Files, formats and FTP - running the cluster, version 1.0.0

After this first introduction it's time to look how the cluster programs do their job. Read this if you want to know a little bit more about the details behind the cluster.

FTP operations

So again, the basic idea behind the cluster is that the cluster only holds link that contain the real file locations. Everytime a client requests a file it is redirected to the cluster node having the file. This gives us an implementation of the RETR command.

We don't expect anything special from the cluster node beyond that we are able to create directories, store and delete files. Files of a single cluster directory can be spread about any number of cluster nodes into arbitrary directories. Cluster directories are not created on the nodes.

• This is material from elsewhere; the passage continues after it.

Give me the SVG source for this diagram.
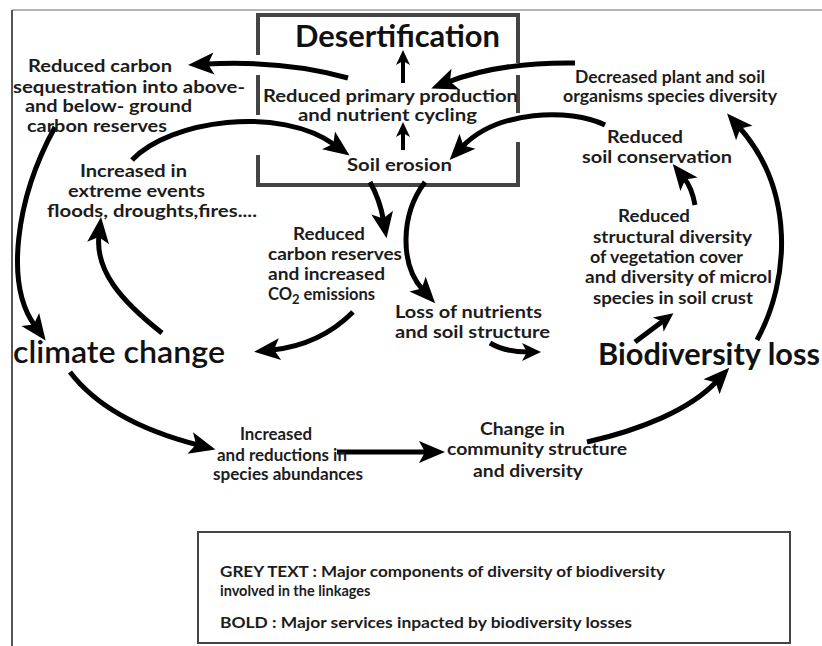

Where do we then put the information we need to list directories? We put them in the link files. Here is an example:

rfc-0959.txt 147316 root 1044844761
server 192.168.0.2:21 61/47/030210-033921-rfc-0959.txt
server 192.168.0.3:21 61/47/030210-033921-rfc-0959.txt
It says that the file the link is for (the "real" file) Furthermore the real file is stored on two locations on our cluster, on server 192.168.0.2 and 192.168.0.3. The FTP server's port is in both cases 21. The directory location on both servers is 61/47 and the file's node filename is 030210-033921-rfc-0959.txt. Almost obvious, isn't it?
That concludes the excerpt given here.